Bottle, Bar, or Bust: Like
the Small Batch Bourbon, the Toasted French Oak Barrel Finish was warm and
spicy. The smokey quality was welcome; it added a touch of depth that the Small
Batch lacked. However, $69.99 is steep for what’s in the glass. This, too,
earns my Bar rating.
◊◊◊◊◊
Single Barrel Cask Strength
Straight Bourbon
Their 79% Arkansas corn, 8%
Arkansas wheat, and 13% malted barley recipe aged for 34 months in a single
barrel before being hand-selected by Phil Brandon. My sample is from barrel 81
and weighs 57% ABV (114°). You’ll pay $59.99 for a 750ml package.
Appearance: I drank
this neat from my Glencairn glass; as I observed its caramel appearance, I took
notice of its thin rim and crooked, meandering tears.
Nose: A
bouquet of field corn, molasses, oak, and leather touched my nostrils. My mouth
encountered leather when I pulled the air through my lips.
Palate: The
front provided tastes of toasted oak, corn, and dark chocolate introduced my
palate to an oily mouthfeel. Caramel and cherries could be found at the
midpoint, trailed by leather and tobacco on the back.
Finish: Old
leather, toasted oak, dark chocolate, and tobacco remained for a medium
duration.
Bottle, Bar, or Bust:
Interestingly, this cask strength Bourbon was less bold than its Small Batch
counterpart. It drank a few points below its stated proof. And while it was
more flavorful, it still lacked any real depth. Is this a $60.00 whiskey?

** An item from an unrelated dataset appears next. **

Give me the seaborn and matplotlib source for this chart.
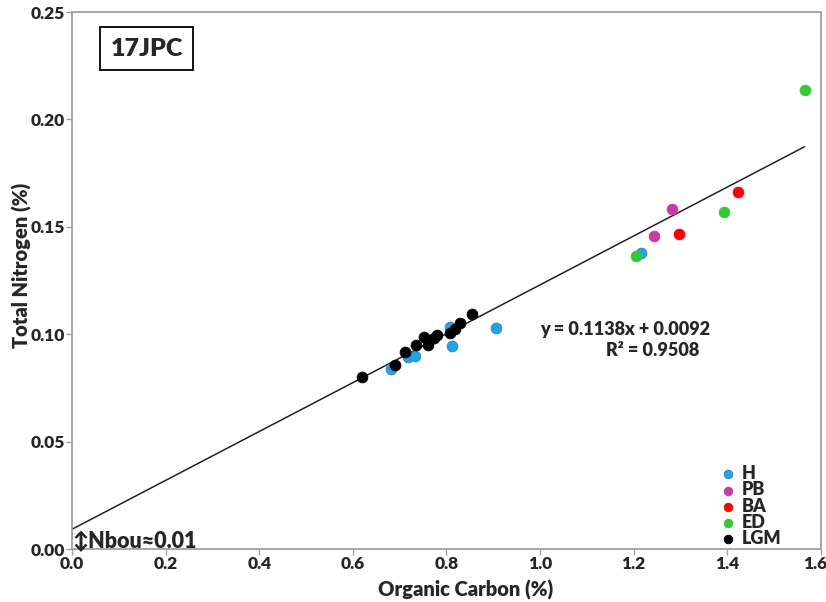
import matplotlib
matplotlib.use("Agg")
import matplotlib.pyplot as plt
import matplotlib.transforms as mtransforms
import seaborn as sns
import pandas as pd
import numpy as np

# Sample measurements by climate interval
periods = ["H", "PB", "BA", "ED", "LGM"]
colors = ["#1EA5E9", "#C93C9F", "#FF0000", "#34C834", "#000000"]

h_oc = [0.681, 0.718, 0.733, 0.762, 0.807, 0.811, 0.905, 1.215]
h_tn = [0.0837, 0.0895, 0.0899, 0.0970, 0.1035, 0.0945, 0.1030, 0.1377]
pb_oc = [1.243, 1.282]
pb_tn = [0.1457, 0.1583]
ba_oc = [1.296, 1.4225]
ba_tn = [0.1466, 0.1661]
ed_oc = [1.2055, 1.3927, 1.565]
ed_tn = [0.1366, 0.1569, 0.2135]
lgm_oc = [0.6185, 0.691, 0.711, 0.735, 0.7515, 0.760, 0.773, 0.780,
          0.8085, 0.819, 0.8298, 0.8554]
lgm_tn = [0.0799, 0.0855, 0.0916, 0.0950, 0.0988, 0.0950, 0.0984, 0.0996,
          0.1007, 0.1023, 0.1054, 0.1094]

# Linear trend reported on the chart
slope = 0.1138
intercept = 0.0092
r2 = 0.9508

xticks = [0.0, 0.2, 0.4, 0.6, 0.8, 1.0, 1.2, 1.4, 1.6]
yticks = [0.00, 0.05, 0.10, 0.15, 0.20, 0.25]

frames = []
for p, xs, ys in zip(periods, [h_oc, pb_oc, ba_oc, ed_oc, lgm_oc],
                     [h_tn, pb_tn, ba_tn, ed_tn, lgm_tn]):
    frames.append(pd.DataFrame({"oc": xs, "tn": ys, "period": p}))
df = pd.concat(frames, ignore_index=True)

sns.set_style("white")
plt.rcParams["font.family"] = ["Lato", "DejaVu Sans"]
W = "heavy"

fig = plt.figure(figsize=(8.26, 6.02), dpi=100)
ax = fig.add_axes([0.0872, 0.088, 0.9067, 0.892])

fit_x = np.array([0.0, df["oc"].max()])
sns.lineplot(x=fit_x, y=slope * fit_x + intercept, ax=ax, color="#222222",
             linewidth=1.1, zorder=2)

for p, c in zip(periods, colors):
    sub = df[df["period"] == p]
    edge = "#3a7fb0" if p == "H" else c
    sns.scatterplot(data=sub, x="oc", y="tn", ax=ax, color=c, s=60,
                    edgecolor=edge, linewidth=0.6, zorder=3, label=p)

ax.set_xlim(0, 1.6)
ax.set_ylim(0, 0.25)
ax.set_xticks(xticks)
ax.set_xticklabels([f"{t:.1f}" for t in xticks])
ax.set_yticks(yticks)
ax.set_yticklabels([f"{t:.2f}" for t in yticks])
for s in ax.spines.values():
    s.set_color("#a0a0a0")
    s.set_linewidth(1.3)
ax.tick_params(axis="both", which="both", direction="out", length=4,
               width=1.0, color="#a0a0a0", labelsize=12.5, pad=1,
               bottom=True, left=True)
for lab in ax.get_xticklabels() + ax.get_yticklabels():
    lab.set_fontweight(W)
# keep the last x label inside the figure edge
last = ax.get_xticklabels()[-1]
last.set_transform(last.get_transform() +
                   mtransforms.ScaledTranslation(-6 / 100, 0, fig.dpi_scale_trans))

ax.set_xlabel("Organic Carbon (%)", fontsize=14.5, fontweight=W)
ax.set_ylabel("Total Nitrogen (%)", fontsize=14.5, fontweight=W)
ax.xaxis.set_label_coords(0.526, -0.058)
ax.yaxis.set_label_coords(-0.054, 0.529)

leg = ax.legend(loc="lower right", bbox_to_anchor=(0.964, -0.02), frameon=False,
                fontsize=13, handletextpad=-0.22, labelspacing=-0.04,
                markerscale=0.8, borderaxespad=0.3)
for t in leg.get_texts():
    t.set_fontweight(W)

ax.text(0.159, 0.233, "17JPC", fontsize=18, fontweight=W,
        va="center", ha="center",
        bbox=dict(boxstyle="square,pad=0.42", facecolor="white",
                  edgecolor="black", linewidth=1.3))

ax.text(1.364, 0.1024, f"y = {slope:.4f}x + {intercept:.4f}", fontsize=13,
        fontweight=W, ha="right", va="center")
ax.text(1.341, 0.0922, f"R² = {r2:.4f}", fontsize=13,
        fontweight=W, ha="right", va="center")

ax.text(0.0, 0.0036, "↕Nbou≈0.01", fontsize=15.5, fontweight=W,
        ha="left", va="center")

fig.savefig("out.png", dpi=100)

Probably, yes. But I also can’t picture myself gravitating to it, given the
many other similarly priced options. As such, it, too, takes my Bar
rating.
Final Thoughts: Trying
this at various proofs means that’s not what caused the shallowness of flavors.
The mashbill shouldn’t lead to that, although I admit I’ve never had whiskey
made from Arkansas-grown grains before.
The good news is that if
you head to the distillery on the 15th, you can likely taste these
for yourself. If I were to purchase only one, it would be the Single Barrel
Cask Strength. Cheers!
My Simple, Easy-to-Understand
Rating System
- Bottle = Buy It
- Bar = Try It
- Bust = Leave It
Whiskeyfellow encourages
you to enjoy your whiskey as you see fit but begs you do so responsibly.